**Job**
Below are entries; repeat exactly, and nothing else, the lines from the one holding "Emit a web page" through the one holding "const curveColor = '#9a4040';", inclusive. Leave the pictures out.
..............................
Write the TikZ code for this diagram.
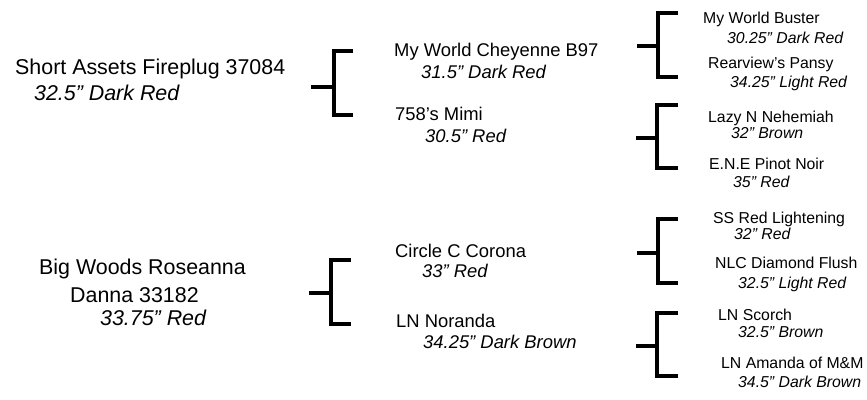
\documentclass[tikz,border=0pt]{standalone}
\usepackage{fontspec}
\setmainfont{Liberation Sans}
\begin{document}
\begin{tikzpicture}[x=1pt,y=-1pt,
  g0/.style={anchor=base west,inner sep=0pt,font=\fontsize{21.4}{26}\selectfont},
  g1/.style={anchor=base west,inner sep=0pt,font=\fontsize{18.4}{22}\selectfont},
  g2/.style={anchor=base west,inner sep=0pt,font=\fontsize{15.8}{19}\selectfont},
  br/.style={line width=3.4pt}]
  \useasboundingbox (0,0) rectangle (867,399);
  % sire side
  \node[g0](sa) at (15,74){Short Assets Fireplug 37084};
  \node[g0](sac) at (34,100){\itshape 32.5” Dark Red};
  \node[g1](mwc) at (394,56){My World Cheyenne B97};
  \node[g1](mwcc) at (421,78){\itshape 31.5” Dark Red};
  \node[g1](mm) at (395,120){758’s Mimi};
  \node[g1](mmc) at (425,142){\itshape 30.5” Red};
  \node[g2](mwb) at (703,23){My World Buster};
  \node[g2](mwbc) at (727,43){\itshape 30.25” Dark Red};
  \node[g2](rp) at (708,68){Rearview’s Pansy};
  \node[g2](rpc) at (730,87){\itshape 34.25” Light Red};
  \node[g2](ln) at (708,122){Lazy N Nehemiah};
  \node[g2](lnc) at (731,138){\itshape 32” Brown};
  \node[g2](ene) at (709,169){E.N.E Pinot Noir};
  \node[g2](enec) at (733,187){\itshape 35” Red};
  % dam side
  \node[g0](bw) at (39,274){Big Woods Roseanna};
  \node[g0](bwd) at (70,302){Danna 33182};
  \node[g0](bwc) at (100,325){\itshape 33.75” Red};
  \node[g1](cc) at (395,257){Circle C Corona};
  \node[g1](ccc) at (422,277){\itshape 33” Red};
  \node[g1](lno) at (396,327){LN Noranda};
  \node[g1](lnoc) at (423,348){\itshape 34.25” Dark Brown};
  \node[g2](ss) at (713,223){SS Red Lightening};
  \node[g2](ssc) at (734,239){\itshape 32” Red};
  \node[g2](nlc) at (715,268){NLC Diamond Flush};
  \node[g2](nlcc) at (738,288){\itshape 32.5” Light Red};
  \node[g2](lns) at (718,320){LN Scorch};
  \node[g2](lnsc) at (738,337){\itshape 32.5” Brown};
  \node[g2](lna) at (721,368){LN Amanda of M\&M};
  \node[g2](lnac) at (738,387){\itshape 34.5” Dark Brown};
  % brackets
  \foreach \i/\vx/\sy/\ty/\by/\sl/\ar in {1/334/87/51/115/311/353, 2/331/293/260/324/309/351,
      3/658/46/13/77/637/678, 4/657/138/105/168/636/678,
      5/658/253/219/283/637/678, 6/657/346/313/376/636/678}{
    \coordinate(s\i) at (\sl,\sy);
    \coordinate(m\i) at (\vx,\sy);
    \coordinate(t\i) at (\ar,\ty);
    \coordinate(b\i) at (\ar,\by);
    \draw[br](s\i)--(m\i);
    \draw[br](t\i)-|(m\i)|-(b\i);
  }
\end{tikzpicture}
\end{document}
..............................
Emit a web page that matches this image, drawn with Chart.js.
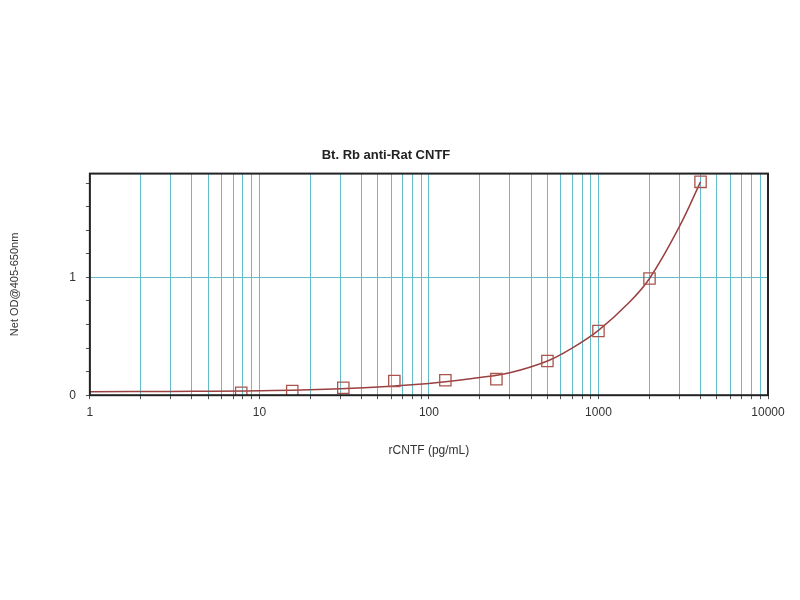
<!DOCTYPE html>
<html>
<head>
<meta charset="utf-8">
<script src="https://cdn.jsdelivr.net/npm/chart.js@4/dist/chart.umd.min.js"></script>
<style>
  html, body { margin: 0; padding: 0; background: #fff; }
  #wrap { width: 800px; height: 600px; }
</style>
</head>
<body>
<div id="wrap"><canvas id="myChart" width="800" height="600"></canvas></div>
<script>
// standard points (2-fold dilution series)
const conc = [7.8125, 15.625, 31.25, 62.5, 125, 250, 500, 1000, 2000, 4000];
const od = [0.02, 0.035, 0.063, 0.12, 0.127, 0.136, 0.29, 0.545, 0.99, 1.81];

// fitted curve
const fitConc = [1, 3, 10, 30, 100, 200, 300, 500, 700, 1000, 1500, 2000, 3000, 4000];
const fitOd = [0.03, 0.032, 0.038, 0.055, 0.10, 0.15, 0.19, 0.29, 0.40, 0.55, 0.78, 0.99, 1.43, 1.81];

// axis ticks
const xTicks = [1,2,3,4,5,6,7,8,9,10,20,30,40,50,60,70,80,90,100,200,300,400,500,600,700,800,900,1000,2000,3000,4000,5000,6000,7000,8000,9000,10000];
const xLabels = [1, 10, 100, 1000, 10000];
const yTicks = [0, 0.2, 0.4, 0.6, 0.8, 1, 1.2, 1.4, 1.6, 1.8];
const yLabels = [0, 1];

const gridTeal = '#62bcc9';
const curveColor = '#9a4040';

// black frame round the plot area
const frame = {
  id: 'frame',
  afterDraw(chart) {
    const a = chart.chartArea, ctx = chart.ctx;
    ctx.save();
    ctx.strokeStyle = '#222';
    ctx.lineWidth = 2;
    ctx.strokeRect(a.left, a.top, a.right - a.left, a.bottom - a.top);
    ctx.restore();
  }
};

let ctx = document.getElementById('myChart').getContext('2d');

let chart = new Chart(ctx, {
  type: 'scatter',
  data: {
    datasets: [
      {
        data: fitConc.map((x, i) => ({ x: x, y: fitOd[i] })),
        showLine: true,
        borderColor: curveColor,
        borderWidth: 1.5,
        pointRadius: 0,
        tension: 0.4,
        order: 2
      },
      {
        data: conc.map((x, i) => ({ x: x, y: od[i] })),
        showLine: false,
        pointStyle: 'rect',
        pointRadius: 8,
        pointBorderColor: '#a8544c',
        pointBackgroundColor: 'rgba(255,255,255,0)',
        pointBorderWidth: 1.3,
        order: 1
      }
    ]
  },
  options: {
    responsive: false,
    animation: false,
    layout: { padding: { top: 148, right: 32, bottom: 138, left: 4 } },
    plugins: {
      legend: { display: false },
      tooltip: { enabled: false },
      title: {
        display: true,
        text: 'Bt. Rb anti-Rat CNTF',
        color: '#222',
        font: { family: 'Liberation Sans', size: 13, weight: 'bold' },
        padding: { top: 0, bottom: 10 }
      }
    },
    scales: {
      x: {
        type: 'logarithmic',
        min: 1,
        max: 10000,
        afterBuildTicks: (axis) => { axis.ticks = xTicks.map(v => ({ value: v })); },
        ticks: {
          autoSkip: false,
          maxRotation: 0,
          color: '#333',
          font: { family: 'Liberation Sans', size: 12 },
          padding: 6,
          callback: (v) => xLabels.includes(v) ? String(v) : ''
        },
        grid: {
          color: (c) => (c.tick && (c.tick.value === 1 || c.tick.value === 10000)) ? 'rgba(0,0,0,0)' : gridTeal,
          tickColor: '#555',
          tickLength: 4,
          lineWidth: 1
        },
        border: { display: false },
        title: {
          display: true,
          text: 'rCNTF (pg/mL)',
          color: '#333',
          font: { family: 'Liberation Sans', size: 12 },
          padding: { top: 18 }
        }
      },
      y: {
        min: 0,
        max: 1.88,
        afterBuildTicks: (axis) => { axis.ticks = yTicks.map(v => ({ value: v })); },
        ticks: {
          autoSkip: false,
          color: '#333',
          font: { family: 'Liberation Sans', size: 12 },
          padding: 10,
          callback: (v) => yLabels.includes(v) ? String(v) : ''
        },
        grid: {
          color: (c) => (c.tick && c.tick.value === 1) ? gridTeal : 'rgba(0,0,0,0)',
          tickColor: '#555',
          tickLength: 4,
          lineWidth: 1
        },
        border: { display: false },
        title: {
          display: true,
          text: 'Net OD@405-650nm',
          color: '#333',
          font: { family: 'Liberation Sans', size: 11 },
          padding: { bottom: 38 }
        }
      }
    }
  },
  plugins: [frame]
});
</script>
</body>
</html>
..............................
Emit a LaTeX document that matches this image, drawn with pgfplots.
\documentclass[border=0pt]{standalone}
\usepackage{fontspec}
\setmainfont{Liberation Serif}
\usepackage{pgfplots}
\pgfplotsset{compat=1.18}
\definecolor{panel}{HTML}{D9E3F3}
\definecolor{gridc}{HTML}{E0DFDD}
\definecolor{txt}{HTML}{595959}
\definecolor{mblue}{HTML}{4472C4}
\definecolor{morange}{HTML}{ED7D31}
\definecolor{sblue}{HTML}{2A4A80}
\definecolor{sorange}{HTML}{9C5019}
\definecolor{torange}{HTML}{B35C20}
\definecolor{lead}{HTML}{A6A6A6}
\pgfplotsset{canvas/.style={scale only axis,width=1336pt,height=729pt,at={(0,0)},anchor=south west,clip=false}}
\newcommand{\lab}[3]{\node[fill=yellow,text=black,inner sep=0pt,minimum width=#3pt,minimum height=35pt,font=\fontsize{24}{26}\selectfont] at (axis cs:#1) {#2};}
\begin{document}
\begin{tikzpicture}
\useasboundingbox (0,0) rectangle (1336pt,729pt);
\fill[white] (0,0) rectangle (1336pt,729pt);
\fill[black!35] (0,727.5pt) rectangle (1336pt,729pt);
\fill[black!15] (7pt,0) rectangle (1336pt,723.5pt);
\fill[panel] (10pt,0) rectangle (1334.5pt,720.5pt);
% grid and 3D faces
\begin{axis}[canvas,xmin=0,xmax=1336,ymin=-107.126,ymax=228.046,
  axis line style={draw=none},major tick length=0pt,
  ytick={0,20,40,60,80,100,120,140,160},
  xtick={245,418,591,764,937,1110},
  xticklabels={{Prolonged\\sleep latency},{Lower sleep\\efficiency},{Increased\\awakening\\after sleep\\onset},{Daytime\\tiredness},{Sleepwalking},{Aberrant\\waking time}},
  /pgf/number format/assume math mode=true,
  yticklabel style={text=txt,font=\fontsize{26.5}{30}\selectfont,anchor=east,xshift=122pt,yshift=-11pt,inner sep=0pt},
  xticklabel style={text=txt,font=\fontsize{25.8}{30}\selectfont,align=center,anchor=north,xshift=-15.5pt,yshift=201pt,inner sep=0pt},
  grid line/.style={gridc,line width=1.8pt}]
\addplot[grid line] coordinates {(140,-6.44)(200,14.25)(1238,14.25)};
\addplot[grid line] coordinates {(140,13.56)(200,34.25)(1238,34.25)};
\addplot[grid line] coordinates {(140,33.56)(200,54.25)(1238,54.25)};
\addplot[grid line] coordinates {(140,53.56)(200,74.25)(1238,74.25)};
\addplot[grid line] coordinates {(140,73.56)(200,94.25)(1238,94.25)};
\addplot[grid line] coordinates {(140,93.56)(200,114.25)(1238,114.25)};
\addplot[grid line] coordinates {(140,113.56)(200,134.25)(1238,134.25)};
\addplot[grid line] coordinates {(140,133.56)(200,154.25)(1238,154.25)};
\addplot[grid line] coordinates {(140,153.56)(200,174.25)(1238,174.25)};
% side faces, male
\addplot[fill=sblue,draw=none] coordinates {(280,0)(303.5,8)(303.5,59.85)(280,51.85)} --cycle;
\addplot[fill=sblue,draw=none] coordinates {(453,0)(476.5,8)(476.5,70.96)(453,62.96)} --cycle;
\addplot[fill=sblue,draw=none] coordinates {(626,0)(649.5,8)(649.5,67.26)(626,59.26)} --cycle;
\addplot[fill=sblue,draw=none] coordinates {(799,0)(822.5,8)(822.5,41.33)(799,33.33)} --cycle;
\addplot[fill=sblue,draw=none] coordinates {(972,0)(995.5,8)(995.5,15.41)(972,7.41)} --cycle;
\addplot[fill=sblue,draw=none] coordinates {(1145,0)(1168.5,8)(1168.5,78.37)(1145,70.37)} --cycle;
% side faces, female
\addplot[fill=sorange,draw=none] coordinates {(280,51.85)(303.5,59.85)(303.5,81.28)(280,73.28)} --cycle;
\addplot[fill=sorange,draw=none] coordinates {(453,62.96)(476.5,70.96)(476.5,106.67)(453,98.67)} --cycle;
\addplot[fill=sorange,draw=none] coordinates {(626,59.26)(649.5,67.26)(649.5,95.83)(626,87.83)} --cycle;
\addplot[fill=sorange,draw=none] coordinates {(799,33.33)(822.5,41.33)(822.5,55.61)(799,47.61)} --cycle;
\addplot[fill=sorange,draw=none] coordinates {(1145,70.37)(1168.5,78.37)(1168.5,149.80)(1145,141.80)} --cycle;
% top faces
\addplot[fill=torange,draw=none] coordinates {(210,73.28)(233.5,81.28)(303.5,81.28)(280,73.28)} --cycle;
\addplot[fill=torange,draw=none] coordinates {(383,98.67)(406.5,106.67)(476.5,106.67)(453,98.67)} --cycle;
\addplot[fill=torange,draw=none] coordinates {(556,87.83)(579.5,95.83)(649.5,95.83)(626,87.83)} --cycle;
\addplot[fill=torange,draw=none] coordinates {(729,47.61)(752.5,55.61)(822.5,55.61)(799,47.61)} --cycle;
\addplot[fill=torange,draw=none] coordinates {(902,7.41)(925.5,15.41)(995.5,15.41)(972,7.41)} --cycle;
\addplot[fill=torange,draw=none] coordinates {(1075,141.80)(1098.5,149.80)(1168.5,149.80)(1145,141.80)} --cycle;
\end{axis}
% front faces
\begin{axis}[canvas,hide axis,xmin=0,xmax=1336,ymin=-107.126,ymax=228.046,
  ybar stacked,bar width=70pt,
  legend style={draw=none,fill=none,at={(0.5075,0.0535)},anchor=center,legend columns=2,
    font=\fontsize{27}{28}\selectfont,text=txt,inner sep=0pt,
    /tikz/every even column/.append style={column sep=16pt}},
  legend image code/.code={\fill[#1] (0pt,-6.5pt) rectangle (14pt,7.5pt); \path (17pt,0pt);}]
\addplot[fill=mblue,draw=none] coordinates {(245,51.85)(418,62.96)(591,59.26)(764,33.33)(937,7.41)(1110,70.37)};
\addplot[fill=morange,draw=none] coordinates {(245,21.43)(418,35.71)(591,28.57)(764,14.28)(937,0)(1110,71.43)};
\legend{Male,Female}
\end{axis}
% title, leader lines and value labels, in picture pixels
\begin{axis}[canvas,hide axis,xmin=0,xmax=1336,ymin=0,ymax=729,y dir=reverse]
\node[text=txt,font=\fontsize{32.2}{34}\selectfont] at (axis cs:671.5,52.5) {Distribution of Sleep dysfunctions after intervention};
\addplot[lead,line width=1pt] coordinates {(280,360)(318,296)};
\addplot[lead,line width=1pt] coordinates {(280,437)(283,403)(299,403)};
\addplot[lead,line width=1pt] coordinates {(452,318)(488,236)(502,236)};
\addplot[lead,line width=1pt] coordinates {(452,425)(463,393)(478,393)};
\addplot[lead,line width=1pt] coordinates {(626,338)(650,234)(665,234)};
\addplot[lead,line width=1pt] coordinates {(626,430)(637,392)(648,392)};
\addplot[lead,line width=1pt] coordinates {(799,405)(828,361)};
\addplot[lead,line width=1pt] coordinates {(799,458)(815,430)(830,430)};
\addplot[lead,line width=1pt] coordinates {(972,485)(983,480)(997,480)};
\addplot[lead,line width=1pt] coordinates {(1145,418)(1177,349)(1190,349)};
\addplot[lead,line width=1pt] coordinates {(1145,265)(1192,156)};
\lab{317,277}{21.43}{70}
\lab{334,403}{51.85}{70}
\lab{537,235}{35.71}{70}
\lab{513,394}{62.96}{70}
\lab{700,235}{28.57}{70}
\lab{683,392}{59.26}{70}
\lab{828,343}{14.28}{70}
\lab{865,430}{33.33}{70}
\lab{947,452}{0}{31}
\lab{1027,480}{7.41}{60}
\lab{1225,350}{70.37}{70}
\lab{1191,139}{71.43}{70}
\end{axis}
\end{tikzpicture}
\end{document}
..............................
**Exercise solution**
Emit a web page that matches this image, drawn with Chart.js.
<!DOCTYPE html>
<html>
<head>
<meta charset="utf-8">
<script src="https://cdn.jsdelivr.net/npm/chart.js@4/dist/chart.umd.min.js"></script>
<style>
  html, body { margin: 0; padding: 0; background: #fff; }
  #wrap { width: 800px; height: 600px; }
</style>
</head>
<body>
<div id="wrap"><canvas id="myChart" width="800" height="600"></canvas></div>
<script>
// standard points (2-fold dilution series)
const conc = [7.8125, 15.625, 31.25, 62.5, 125, 250, 500, 1000, 2000, 4000];
const od = [0.02, 0.035, 0.063, 0.12, 0.127, 0.136, 0.29, 0.545, 0.99, 1.81];

// fitted curve
const fitConc = [1, 3, 10, 30, 100, 200, 300, 500, 700, 1000, 1500, 2000, 3000, 4000];
const fitOd = [0.03, 0.032, 0.038, 0.055, 0.10, 0.15, 0.19, 0.29, 0.40, 0.55, 0.78, 0.99, 1.43, 1.81];

// axis ticks
const xTicks = [1,2,3,4,5,6,7,8,9,10,20,30,40,50,60,70,80,90,100,200,300,400,500,600,700,800,900,1000,2000,3000,4000,5000,6000,7000,8000,9000,10000];
const xLabels = [1, 10, 100, 1000, 10000];
const yTicks = [0, 0.2, 0.4, 0.6, 0.8, 1, 1.2, 1.4, 1.6, 1.8];
const yLabels = [0, 1];

const gridTeal = '#62bcc9';
const curveColor = '#9a4040';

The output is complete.